Quando o realizador precisa acelerar as coisas, os personagens encontram uns
aos outros como se estivessem todos usando um GPS. A relação entre Bricke
(Ramirez) e Dupree (Brewster), em especial, é construída com uma preguiça
constrangedora. Do tipo que, ao fim do filme, nunca se explica. O que falar
então do policial vivido por Sharlto Coopley? Um personagem totalmente aleatório
utilizado ao bel prazer da trama. Megaton simplesmente não consegue trabalhar o
elemento humano.
Se narrativamente The Last Days
of American Crime é uma completa decepção, tecnicamente o resultado é tão
sofrível quanto. Embora Olivier Megaton até consiga adrenalizar a trama, a ação
é de uma pobreza nítida. Faltam ideias. A montagem é confusa. O set piece é
genérico. O que mais incomoda, no entanto, é a total inverossimilhança. Por
mais que o longa assuma uma estética realística no uso da violência, o cineasta
francês não consegue aplicá-la quando o assunto é a construção da ação. A
invulnerabilidade dos protagonistas, em especial, é do tipo que ofende a
inteligência do público. Ao menos a elegante fotografia em tons avermelhados de
Daniel Aranyó envelopa a trama com estilo. Se existe algum charme em The Last
Days of American Crime, ele reside no personagem de Michael Pitt. Mesmo
mal trabalhado pelo roteiro, o bad boy é a peça que de certa forma fisga a atenção do
público.
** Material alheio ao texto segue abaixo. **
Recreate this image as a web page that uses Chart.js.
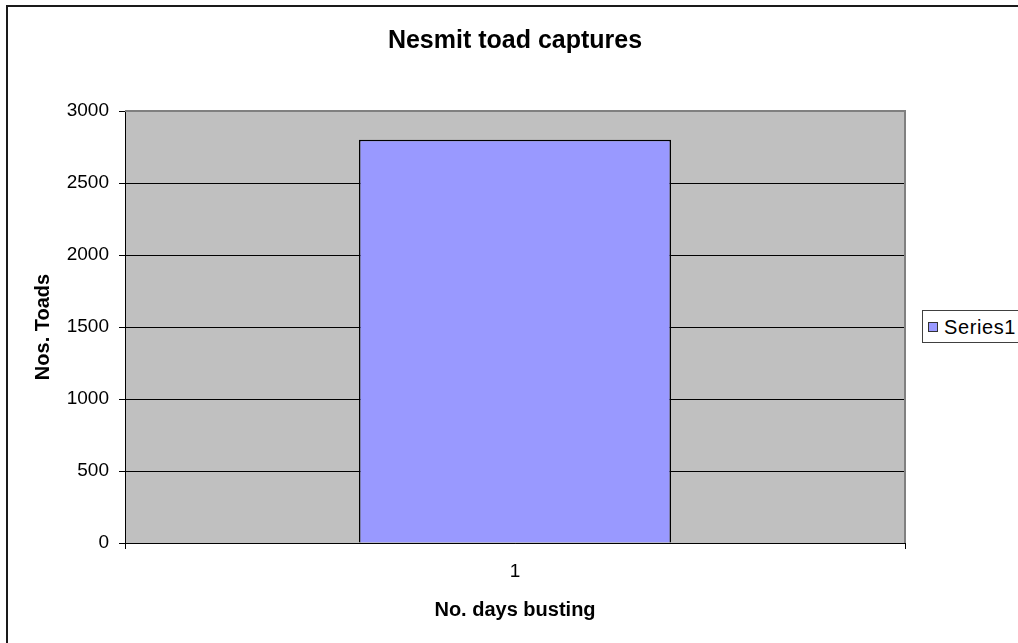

Uma espécie de “fio desencapado” que ora e vez energiza a história. Talvez
consciente da bomba em que se meteu, Pitt não se leva a sério por um segundo
sequer, o que ajuda a criar esta figura exagerada, instável e minimamente
interessante. Um lampejo de personalidade numa produção em que a maior vítima
da história é o público. Afinal de contas não é fácil sobreviver a 2 h e 30 min
de escolhas terríveis. Não vai ser assim que a Netflix vai se posicionar como
referência no cinema de ação urbano.